Abu Adam suggested they reason with Pero, telling him that the Koran puts family obligations first and condemns violence. If that didn’t work, maybe they could persuade him that his mother was sick, which she surely was from worry, so it wouldn’t be a lie, and that he needed to come home, or at least to visit her in Turkey, rather than in Syria.

“It’s not going to be as easy as, ‘Oh, habibi,’ and falling into each other’s arms and then leaving,” he told them, using the male form of the Arabic word for “darling.”

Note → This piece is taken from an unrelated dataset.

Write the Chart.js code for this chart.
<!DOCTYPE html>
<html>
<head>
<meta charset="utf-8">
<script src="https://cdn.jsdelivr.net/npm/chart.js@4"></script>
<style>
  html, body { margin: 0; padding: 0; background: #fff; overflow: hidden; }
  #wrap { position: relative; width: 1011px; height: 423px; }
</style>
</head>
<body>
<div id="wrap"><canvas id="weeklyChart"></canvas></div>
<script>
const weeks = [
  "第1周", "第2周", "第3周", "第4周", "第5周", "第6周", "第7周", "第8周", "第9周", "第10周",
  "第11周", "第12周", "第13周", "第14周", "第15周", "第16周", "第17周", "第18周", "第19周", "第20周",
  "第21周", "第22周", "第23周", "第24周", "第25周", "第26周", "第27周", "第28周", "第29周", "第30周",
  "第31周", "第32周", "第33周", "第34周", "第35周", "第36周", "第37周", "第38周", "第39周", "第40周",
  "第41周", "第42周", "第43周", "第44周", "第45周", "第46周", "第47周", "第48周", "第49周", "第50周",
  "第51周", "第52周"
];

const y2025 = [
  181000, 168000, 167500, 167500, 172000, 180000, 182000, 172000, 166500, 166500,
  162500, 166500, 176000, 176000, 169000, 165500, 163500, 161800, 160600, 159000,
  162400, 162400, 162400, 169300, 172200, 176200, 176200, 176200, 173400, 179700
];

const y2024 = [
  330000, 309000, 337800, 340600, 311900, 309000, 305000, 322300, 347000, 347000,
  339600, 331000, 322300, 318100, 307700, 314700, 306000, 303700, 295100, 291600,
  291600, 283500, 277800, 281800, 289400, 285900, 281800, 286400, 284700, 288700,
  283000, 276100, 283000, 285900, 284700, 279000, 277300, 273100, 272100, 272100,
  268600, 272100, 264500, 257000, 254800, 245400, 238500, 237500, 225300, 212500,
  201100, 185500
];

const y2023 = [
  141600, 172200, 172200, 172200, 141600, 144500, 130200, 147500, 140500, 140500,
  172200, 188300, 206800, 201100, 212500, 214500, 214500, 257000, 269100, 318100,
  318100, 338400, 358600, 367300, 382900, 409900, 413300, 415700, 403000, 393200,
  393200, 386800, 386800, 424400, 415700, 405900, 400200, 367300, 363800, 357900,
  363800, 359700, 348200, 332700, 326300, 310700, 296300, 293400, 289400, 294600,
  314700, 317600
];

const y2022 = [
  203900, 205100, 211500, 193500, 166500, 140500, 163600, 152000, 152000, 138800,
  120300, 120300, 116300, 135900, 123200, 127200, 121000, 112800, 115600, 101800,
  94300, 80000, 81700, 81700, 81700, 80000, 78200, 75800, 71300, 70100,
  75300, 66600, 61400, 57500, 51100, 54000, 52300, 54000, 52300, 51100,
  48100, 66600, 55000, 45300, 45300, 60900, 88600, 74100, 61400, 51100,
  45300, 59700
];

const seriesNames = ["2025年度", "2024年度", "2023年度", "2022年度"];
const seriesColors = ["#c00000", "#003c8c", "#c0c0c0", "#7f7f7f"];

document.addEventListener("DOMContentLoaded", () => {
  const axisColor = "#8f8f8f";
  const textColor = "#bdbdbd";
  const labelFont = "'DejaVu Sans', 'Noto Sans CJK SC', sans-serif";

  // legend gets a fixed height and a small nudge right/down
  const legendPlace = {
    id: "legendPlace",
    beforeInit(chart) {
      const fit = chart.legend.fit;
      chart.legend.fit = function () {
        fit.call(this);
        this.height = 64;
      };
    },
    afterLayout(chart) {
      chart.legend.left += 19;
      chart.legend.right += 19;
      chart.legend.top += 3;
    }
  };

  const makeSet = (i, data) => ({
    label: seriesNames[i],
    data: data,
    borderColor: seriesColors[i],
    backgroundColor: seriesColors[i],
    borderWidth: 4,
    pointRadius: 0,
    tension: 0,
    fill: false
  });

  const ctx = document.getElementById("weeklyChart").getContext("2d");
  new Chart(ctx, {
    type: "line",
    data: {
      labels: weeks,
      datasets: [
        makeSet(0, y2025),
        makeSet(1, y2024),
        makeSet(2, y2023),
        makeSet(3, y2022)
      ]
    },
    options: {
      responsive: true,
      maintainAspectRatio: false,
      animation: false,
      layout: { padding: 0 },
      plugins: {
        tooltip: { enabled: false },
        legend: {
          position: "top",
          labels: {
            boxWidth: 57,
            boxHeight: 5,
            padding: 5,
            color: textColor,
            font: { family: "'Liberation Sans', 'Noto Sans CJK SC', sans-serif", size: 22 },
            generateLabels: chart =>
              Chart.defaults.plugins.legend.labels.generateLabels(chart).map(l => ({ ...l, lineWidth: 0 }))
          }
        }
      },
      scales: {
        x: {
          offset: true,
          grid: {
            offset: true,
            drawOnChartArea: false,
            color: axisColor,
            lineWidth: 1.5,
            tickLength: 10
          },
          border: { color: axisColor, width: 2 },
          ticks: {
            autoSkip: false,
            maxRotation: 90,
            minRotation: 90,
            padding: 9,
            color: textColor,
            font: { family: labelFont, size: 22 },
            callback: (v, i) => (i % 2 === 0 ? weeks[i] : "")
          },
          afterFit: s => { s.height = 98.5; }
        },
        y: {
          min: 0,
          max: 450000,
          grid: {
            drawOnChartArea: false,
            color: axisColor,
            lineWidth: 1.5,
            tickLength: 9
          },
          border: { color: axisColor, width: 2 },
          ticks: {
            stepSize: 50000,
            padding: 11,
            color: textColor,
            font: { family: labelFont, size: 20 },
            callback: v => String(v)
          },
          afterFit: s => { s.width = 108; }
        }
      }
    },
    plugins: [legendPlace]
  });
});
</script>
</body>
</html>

Mitko and Bagica had already promised Pero a new start if he came home to Germany. “I told him, ‘My son, just come home, all will be good. I promise I will be a better father.’” Mitko said, and I saw tears pooling in his eyes. “But this didn’t change his mind.”

Mitko had also tried telling Pero that his mother was seriously ill. That hadn’t worked, either.

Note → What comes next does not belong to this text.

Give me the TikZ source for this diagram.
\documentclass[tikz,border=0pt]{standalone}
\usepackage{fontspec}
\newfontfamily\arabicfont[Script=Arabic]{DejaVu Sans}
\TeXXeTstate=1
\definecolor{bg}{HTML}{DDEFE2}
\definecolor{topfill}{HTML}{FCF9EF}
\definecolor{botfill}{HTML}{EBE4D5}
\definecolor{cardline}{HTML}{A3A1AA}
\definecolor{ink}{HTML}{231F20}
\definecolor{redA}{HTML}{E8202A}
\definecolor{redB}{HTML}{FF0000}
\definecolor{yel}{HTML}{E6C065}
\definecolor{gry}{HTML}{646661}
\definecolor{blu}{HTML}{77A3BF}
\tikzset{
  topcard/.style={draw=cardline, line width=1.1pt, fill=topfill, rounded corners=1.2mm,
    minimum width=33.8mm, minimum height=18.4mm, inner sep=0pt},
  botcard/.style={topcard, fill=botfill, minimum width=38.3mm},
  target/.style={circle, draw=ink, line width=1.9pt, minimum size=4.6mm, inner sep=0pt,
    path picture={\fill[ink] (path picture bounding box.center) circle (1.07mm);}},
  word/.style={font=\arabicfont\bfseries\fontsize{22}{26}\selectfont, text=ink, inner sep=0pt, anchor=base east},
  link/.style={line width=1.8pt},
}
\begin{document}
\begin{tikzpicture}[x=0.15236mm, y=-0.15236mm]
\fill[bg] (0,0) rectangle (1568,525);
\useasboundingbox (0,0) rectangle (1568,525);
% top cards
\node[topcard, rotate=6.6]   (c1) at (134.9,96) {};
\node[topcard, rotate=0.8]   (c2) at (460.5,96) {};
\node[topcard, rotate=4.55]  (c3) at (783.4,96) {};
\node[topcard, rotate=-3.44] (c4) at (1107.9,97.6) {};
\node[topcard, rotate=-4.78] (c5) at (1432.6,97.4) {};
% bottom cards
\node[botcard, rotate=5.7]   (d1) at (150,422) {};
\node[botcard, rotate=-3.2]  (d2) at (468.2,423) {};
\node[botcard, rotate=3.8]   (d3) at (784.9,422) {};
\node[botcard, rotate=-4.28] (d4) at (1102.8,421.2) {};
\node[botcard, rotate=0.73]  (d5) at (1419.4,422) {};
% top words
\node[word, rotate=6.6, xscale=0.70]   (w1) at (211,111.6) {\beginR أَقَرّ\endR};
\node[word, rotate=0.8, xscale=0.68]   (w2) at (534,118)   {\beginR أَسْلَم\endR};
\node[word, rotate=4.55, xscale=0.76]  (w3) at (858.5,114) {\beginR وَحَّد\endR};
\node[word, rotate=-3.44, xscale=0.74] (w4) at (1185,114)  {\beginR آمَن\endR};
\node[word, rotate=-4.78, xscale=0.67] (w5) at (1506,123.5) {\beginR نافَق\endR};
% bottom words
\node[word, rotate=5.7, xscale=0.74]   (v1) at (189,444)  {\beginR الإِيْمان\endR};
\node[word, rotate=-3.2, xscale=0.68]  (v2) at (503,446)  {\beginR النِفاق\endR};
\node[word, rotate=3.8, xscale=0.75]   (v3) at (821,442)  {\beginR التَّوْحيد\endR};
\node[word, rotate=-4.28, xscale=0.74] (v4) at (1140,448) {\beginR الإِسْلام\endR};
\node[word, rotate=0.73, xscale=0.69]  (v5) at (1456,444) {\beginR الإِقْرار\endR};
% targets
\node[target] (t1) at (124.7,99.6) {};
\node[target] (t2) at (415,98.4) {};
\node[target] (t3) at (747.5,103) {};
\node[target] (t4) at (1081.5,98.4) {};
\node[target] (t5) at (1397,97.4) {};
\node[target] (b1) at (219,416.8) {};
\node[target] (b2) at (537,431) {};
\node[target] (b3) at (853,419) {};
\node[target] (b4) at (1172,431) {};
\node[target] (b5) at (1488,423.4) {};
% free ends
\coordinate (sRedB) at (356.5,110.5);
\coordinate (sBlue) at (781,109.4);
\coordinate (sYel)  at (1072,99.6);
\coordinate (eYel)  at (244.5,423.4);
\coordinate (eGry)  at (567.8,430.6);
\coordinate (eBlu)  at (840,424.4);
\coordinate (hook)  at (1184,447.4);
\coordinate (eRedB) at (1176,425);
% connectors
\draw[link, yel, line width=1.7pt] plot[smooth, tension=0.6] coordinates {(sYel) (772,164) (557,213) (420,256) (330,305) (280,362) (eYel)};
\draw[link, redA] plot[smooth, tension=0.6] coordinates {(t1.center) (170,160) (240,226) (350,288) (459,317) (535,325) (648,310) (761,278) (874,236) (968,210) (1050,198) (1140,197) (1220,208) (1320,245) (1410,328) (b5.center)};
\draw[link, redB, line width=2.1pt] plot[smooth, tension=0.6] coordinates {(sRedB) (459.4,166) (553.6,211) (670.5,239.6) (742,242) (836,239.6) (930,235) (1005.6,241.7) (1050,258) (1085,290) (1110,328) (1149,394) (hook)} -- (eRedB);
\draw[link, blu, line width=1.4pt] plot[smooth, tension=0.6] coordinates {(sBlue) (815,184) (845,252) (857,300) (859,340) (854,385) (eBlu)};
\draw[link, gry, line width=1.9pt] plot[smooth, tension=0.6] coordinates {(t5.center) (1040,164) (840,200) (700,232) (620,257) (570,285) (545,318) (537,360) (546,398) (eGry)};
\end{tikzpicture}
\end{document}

Then Abu Adam suggested another idea: “Kidnap him.”

He advised the family what to tell Pero so that the emir wouldn’t see any way out and would allow Pero to meet his mother one last time and get her blessing before he headed out to fight.

“Maybe this is our last chance,” Bagica told me that evening. I stayed out of sight when she talked to Pero on Skype, in case the emir was with him. I listened to Pero’s voice as he told his mother that she and his aunt would be picked up in Antakya and brought to see him in Syria.

Abu Adam had told them that Pero’s emir might try to ask the women to cross the border for security reasons. “But don’t agree to this,” he told them. “You can tell him that under Islamic law, he has already committed a sin by leaving to fight jihad without his parents’ permission. You are two women who cannot travel with strange men into Syria, and he as your son will have to come and see you.”

Bagica told Pero exactly this. After speaking to another man who seemed to be in the room with him, Pero finally agreed. He also asked his mother to bring him warm socks, his leather jacket, T-shirts, and penicillin and other antibiotics.

“He looked very tired,” Bagica said afterward. “He was wearing a T-shirt. And he wasn’t alone.”